In San Diego, Hispanics represent the fastest growing population and will soon become the largest demographic group by 2030. Yet 85 percent of Hispanics in San Diego do not hold a bachelor’s degree and are vastly underrepresented in innovation economy jobs. Meanwhile, San Diego companies rely on expensive talent attraction methods which cannot alone fill the growing demand for skilled STEM talent. For our economy to remain sustainable, we must focus our efforts on building a strong local talent pipeline, in which San Diego residents have the resources necessary to fill the jobs of our growing economy.
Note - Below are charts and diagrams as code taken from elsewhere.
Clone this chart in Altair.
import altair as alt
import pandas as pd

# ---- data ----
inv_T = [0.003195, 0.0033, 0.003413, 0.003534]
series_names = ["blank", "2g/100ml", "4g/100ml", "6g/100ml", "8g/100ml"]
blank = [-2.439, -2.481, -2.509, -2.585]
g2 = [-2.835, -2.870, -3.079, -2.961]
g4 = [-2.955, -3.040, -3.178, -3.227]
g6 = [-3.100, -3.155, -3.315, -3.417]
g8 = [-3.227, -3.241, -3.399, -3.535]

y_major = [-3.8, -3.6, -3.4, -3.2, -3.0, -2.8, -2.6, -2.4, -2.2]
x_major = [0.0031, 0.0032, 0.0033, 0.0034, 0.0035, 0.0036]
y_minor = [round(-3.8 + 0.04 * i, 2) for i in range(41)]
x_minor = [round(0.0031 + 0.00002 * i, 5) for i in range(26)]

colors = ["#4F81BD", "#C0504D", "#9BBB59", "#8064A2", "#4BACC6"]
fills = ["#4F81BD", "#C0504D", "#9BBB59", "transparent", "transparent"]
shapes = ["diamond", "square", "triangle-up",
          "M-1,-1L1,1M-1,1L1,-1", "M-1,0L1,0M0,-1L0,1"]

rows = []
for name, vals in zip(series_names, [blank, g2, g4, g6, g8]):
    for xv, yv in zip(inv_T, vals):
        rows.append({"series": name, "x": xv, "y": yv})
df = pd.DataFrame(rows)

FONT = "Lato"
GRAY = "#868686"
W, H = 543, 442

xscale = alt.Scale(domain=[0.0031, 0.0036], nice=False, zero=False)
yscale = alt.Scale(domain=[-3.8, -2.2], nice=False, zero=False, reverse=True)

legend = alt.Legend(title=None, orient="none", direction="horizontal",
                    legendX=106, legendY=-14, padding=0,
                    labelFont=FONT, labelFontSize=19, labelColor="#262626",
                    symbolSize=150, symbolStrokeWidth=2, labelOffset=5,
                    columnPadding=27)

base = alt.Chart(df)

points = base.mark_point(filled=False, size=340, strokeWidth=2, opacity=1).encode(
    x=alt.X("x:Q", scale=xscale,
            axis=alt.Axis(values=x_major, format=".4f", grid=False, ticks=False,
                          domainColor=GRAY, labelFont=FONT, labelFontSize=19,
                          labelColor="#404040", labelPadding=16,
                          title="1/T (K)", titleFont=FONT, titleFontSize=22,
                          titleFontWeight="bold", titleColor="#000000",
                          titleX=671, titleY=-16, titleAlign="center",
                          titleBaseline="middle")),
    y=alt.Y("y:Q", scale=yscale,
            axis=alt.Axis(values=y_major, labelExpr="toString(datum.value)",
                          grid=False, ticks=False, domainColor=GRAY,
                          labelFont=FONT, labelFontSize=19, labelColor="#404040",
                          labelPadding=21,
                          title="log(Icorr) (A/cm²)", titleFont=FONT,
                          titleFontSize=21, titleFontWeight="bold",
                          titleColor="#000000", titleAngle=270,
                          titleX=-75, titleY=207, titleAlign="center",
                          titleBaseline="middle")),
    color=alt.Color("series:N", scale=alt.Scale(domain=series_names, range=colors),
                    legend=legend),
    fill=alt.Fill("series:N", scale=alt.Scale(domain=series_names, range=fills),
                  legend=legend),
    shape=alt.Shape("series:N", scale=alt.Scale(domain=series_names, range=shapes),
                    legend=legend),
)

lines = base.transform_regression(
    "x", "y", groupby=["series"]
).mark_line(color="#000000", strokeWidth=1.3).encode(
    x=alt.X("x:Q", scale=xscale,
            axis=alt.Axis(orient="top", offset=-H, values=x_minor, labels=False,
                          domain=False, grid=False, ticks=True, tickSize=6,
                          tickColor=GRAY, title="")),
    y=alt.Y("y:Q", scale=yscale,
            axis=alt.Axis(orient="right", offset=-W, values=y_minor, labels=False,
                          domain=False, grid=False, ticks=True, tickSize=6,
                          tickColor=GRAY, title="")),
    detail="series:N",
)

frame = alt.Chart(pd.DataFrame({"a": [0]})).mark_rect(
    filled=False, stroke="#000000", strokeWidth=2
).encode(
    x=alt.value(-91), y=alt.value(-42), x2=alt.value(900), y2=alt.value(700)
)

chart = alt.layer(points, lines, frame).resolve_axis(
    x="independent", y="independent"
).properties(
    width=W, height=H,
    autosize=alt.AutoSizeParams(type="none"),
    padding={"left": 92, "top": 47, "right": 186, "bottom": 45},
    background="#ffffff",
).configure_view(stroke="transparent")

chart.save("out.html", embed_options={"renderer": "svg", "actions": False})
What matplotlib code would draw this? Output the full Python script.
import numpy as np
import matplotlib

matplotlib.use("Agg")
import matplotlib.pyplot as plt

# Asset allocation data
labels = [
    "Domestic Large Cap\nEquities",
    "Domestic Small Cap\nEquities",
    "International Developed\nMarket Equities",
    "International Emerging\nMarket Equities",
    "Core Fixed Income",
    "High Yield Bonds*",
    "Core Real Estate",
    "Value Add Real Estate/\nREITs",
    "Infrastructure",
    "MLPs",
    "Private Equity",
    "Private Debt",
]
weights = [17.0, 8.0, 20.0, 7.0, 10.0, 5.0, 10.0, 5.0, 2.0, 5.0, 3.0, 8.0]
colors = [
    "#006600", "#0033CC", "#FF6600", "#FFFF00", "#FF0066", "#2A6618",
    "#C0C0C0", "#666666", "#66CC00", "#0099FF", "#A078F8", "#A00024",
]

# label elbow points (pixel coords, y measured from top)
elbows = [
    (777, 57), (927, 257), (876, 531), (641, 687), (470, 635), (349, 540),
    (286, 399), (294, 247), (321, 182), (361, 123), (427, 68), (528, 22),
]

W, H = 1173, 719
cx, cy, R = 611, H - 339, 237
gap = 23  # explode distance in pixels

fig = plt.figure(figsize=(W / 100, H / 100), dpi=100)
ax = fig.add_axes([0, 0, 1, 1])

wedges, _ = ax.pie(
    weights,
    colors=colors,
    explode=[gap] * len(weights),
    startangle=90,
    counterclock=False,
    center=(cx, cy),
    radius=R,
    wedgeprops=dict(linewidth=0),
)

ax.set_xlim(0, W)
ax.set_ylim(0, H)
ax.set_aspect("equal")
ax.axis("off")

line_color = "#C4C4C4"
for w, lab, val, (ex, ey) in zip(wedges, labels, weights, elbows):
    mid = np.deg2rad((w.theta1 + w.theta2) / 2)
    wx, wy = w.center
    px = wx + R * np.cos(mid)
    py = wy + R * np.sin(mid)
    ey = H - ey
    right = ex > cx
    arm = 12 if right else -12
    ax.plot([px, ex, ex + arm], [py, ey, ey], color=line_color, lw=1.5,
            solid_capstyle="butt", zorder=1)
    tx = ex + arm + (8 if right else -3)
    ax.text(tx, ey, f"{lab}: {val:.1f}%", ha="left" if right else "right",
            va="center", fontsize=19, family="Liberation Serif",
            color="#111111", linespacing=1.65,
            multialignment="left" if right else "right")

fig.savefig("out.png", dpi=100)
EDC recently released an interactive web study – talent.inclusivesd.org – which illustrates staggering data points that ultimately informed the regional goal to double San Diego’s annual production of skilled workers to 20,000 by the year 2030. To support this goal, the Inclusive Growth Steering Committee developed a set of recommendations around transparency, engagement, and investment for employers to adopt and implement, each doing their part to reach the 2030 goal.

Inclusive growth is an economic and moral imperative that is permeating sophisticated economic development organizations nationwide. During 2019, EDC will continue to work with its steering committee to set regional targets and employer-focused recommendations around the other two inclusive growth goals: small business competitiveness and affordability.
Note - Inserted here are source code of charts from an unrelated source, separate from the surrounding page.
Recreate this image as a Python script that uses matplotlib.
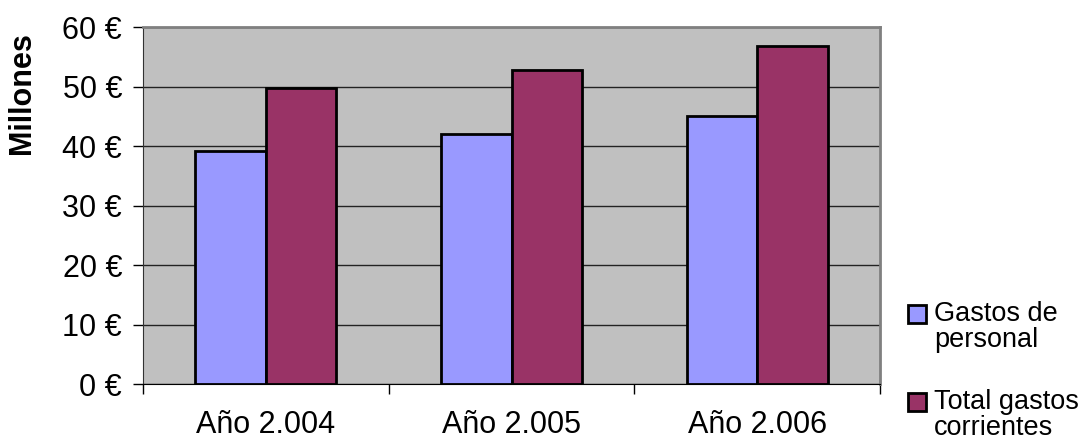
import numpy as np
import matplotlib
matplotlib.use("Agg")
from matplotlib import pyplot as plt
from matplotlib.patches import Rectangle
from matplotlib.ticker import FuncFormatter

plt.rcParams['font.family'] = ['Liberation Sans', 'DejaVu Sans']

categories = ["Año 2.004", "Año 2.005", "Año 2.006"]
gastos_personal = [39.1, 42.0, 45.1]
total_corrientes = [49.7, 52.7, 56.8]
series_names = ["Gastos de\npersonal", "Total gastos\ncorrientes"]
colors = ["#9999FF", "#993366"]

fig = plt.figure(figsize=(10.83, 4.43), dpi=100)
ax = fig.add_axes([0.132, 0.133, 0.6806, 0.806])
ax.set_facecolor("#C0C0C0")

x = np.arange(len(categories))
w = 0.287
ax.bar(x - w / 2, gastos_personal, w, color=colors[0], edgecolor="black", linewidth=2, zorder=3)
ax.bar(x + w / 2, total_corrientes, w, color=colors[1], edgecolor="black", linewidth=2, zorder=3)

ax.set_xlim(-0.5, len(categories) - 0.5)
ax.set_ylim(0, 60)
ax.set_yticks(range(0, 61, 10))
ax.yaxis.set_major_formatter(FuncFormatter(lambda v, p: "%d €" % v))
ax.grid(axis="y", color="#222222", linewidth=1, zorder=1)

# category labels centered, ticks on boundaries
ax.set_xticks(np.arange(len(categories) + 1) - 0.5)
ax.set_xticklabels([])
ax.set_xticks(x, minor=True)
ax.set_xticklabels(categories, minor=True, fontsize=22)
ax.tick_params(axis="x", which="minor", length=0, pad=19)
ax.tick_params(axis="x", which="major", length=7, width=1, color="black", direction="out")
ax.tick_params(axis="y", length=7, width=1, labelsize=22, direction="out", pad=8)

for s in ["top", "right"]:
    ax.spines[s].set_color("#808080")
    ax.spines[s].set_linewidth(2)
ax.spines["left"].set_color("#333333")
ax.spines["bottom"].set_color("black")

ax.set_ylabel("Millones", fontsize=22, fontweight="bold", va="center")
ax.yaxis.set_label_coords(-0.164, 0.815)

# legend drawn by hand: square aligned with first text line, like Excel
W, H = fig.get_size_inches() * fig.dpi
leg_tops = [304, 392]
for name, col, top in zip(series_names, colors, leg_tops):
    fig.patches.append(Rectangle((908 / W, 1 - (top + 19) / H), 18 / W, 18 / H,
                                 transform=fig.transFigure, facecolor=col,
                                 edgecolor="black", linewidth=2))
    fig.text(934 / W, 1 - (top - 3) / H, name, fontsize=19.5, va="top", ha="left",
             linespacing=1.0)

plt.savefig("out.png", dpi=100)
plt.close()
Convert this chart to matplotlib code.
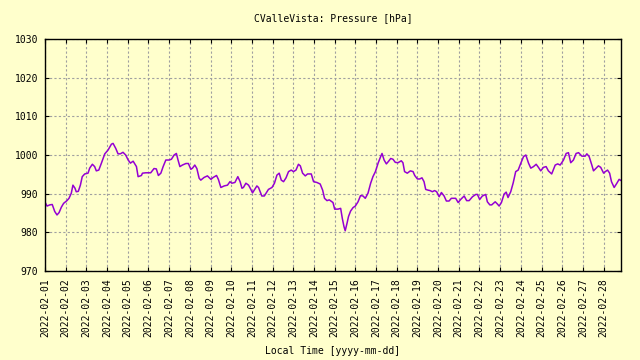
import pandas as pd
import matplotlib
matplotlib.use("Agg")
import matplotlib.pyplot as plt
import matplotlib.dates as mdates

# days since 2022-02-01 00:00 and pressure readings (hPa)
days = [0.00, 0.10, 0.23, 0.35, 0.47, 0.58, 0.68, 0.79, 0.90, 1.06, 1.16, 1.27, 1.35, 1.45, 1.51,
        1.61, 1.71, 1.80, 1.92, 2.08, 2.16, 2.29, 2.40, 2.48, 2.60, 2.72, 2.89, 3.05, 3.21, 3.29,
        3.42, 3.53, 3.64, 3.77, 3.90, 4.02, 4.13, 4.26, 4.42, 4.50, 4.66, 4.71, 4.87, 5.11, 5.27,
        5.38, 5.48, 5.60, 5.71, 5.84, 6.00, 6.11, 6.24, 6.35, 6.43, 6.52, 6.64, 6.81, 6.93, 7.05,
        7.13, 7.24, 7.34, 7.45, 7.53, 7.69, 7.85, 8.02, 8.13, 8.29, 8.38, 8.50, 8.66, 8.82, 8.94,
        9.03, 9.18, 9.32, 9.43, 9.52, 9.59, 9.71, 9.84, 9.95, 10.03, 10.11, 10.24, 10.32, 10.40,
        10.48, 10.60, 10.73, 10.80, 10.97, 11.09, 11.21, 11.32, 11.42, 11.53, 11.65, 11.77, 11.90,
        12.01, 12.13, 12.25, 12.34, 12.45, 12.58, 12.69, 12.87, 12.98, 13.14, 13.30, 13.42, 13.51,
        13.63, 13.74, 13.92, 14.00, 14.16, 14.29, 14.37, 14.45, 14.51, 14.60, 14.67, 14.77, 14.89,
        15.00, 15.13, 15.25, 15.37, 15.48, 15.61, 15.74, 15.85, 15.97, 16.10, 16.21, 16.29, 16.39,
        16.50, 16.61, 16.71, 16.82, 16.93, 17.06, 17.22, 17.30, 17.38, 17.51, 17.66, 17.79, 17.87,
        18.00, 18.11, 18.22, 18.32, 18.40, 18.52, 18.61, 18.72, 18.83, 18.93, 19.05, 19.16, 19.29,
        19.40, 19.53, 19.64, 19.85, 19.97, 20.09, 20.26, 20.38, 20.50, 20.66, 20.82, 20.90, 21.01,
        21.14, 21.30, 21.38, 21.50, 21.59, 21.76, 21.87, 21.95, 22.06, 22.19, 22.29, 22.38, 22.51,
        22.63, 22.75, 22.87, 23.00, 23.13, 23.24, 23.37, 23.48, 23.61, 23.74, 23.85, 23.96, 24.09,
        24.22, 24.33, 24.49, 24.66, 24.78, 24.90, 25.06, 25.19, 25.30, 25.41, 25.54, 25.67, 25.79,
        25.95, 26.11, 26.19, 26.30, 26.43, 26.51, 26.64, 26.75, 26.86, 27.00, 27.08, 27.19, 27.29,
        27.38, 27.51, 27.64, 27.75, 27.84]
pressure = [987.8, 986.8, 987.1, 987.2, 985.4, 984.5, 985.1, 986.5, 987.5, 988.2, 988.8, 990.1, 992.2,
            991.4, 990.5, 990.6, 992.2, 994.4, 995.1, 995.3, 996.6, 997.6, 997.0, 995.9, 996.1, 997.8,
            1000.3, 1001.3, 1002.8, 1003.0, 1001.7, 1000.3, 1000.3, 1000.7, 1000.0, 998.7, 997.9, 998.4,
            997.0, 994.4, 994.7, 995.3, 995.4, 995.4, 996.5, 996.4, 994.7, 995.3, 997.0, 998.7, 998.7,
            998.9, 1000.0, 1000.4, 998.7, 997.0, 997.4, 997.8, 997.8, 996.3, 996.6, 997.4, 996.5, 994.0,
            993.5, 994.2, 994.6, 993.7, 994.2, 994.7, 993.7, 991.6, 992.0, 992.2, 993.1, 992.7, 992.9,
            994.4, 993.1, 991.4, 991.6, 992.7, 992.2, 991.1, 990.2, 990.9, 992.0, 991.6, 990.5, 989.4,
            989.4, 990.5, 991.1, 991.6, 992.7, 994.8, 995.3, 993.5, 993.1, 994.1, 995.7, 996.1, 995.7,
            996.1, 997.6, 997.2, 995.3, 994.6, 995.1, 995.1, 993.1, 992.9, 992.5, 990.9, 988.8, 988.2,
            988.4, 987.7, 986.0, 986.0, 986.2, 983.6, 981.5, 980.4, 982.4, 984.1, 985.5, 986.4, 986.8,
            987.9, 989.5, 989.4, 988.8, 990.1, 992.7, 994.4, 995.7, 997.9, 999.4, 1000.4, 998.7, 997.7,
            998.4, 999.1, 998.9, 998.1, 998.0, 998.5, 998.0, 995.7, 995.3, 995.9, 995.7, 994.7, 993.8,
            993.8, 994.1, 993.1, 991.1, 990.9, 990.8, 990.5, 990.8, 990.5, 989.2, 990.3, 989.4, 988.1,
            988.1, 988.8, 988.8, 987.7, 988.5, 989.4, 988.2, 988.2, 989.2, 989.8, 989.8, 988.5, 989.4,
            989.8, 987.9, 987.1, 987.1, 987.9, 987.3, 986.8, 987.7, 989.9, 990.4, 989.0, 990.5, 992.8,
            995.7, 996.1, 997.9, 999.6, 1000.0, 997.9, 996.6, 997.0, 997.6, 996.8, 995.9, 996.8, 997.0,
            995.9, 995.1, 997.4, 997.7, 997.4, 998.7, 1000.4, 1000.6, 998.0, 998.7, 1000.4, 1000.6,
            999.7, 999.7, 1000.3, 999.6, 997.4, 995.9, 996.6, 997.2, 996.8, 995.3, 995.7, 996.1, 995.3,
            993.1, 991.6, 992.7, 993.7, 993.4]

times = pd.Timestamp("2022-02-01") + pd.to_timedelta(days, unit="D")

bg = "#ffffcc"
plt.rcParams["font.family"] = ["DejaVu Sans Mono"]
plt.rcParams["font.size"] = 7

fig = plt.figure(figsize=(6.4, 3.6), dpi=100, facecolor=bg)
ax = fig.add_axes([45 / 640, 1 - 271 / 360, 576 / 640, 232 / 360], facecolor=bg)

ax.plot(times, pressure, color="#9400d3", linewidth=1.1)

ax.set_ylim(970, 1030)
ax.set_yticks(range(970, 1031, 10))
ax.set_xlim(times[0], times[-1])
ax.xaxis.set_major_locator(mdates.DayLocator())
ax.xaxis.set_major_formatter(mdates.DateFormatter("%Y-%m-%d"))
plt.setp(ax.get_xticklabels(), rotation=90)

ax.grid(True, color="#a0a0a0", linestyle=(0, (2, 2)), linewidth=0.8)
ax.tick_params(direction="in", length=3, width=0.8, top=True, right=True, pad=5)
for s in ax.spines.values():
    s.set_linewidth(1.0)

# title and axis label are centred over the plot area, not the figure
cx = (45 + 621) / 2 / 640
fig.text(cx, 1 - 18 / 360, "CValleVista: Pressure [hPa]", ha="center", va="center")
fig.text(cx, 1 - 351 / 360, "Local Time [yyyy-mm-dd]", ha="center", va="center")

fig.savefig("out.png", dpi=100, facecolor=bg)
Setting out to solve the region’s complex challenges is easier said than done. There is no a one-size-fits-all solution, but one thing is clear: the future of San Diego’s growth and success will largely depend on collaboration between key partners from companies, universities, philanthropy, and local government to to ensure inclusive practices are integrated into future decision-making. And if there is any region that can come together to build an economy that reaches and includes all of its residents and employers, it’s San Diego.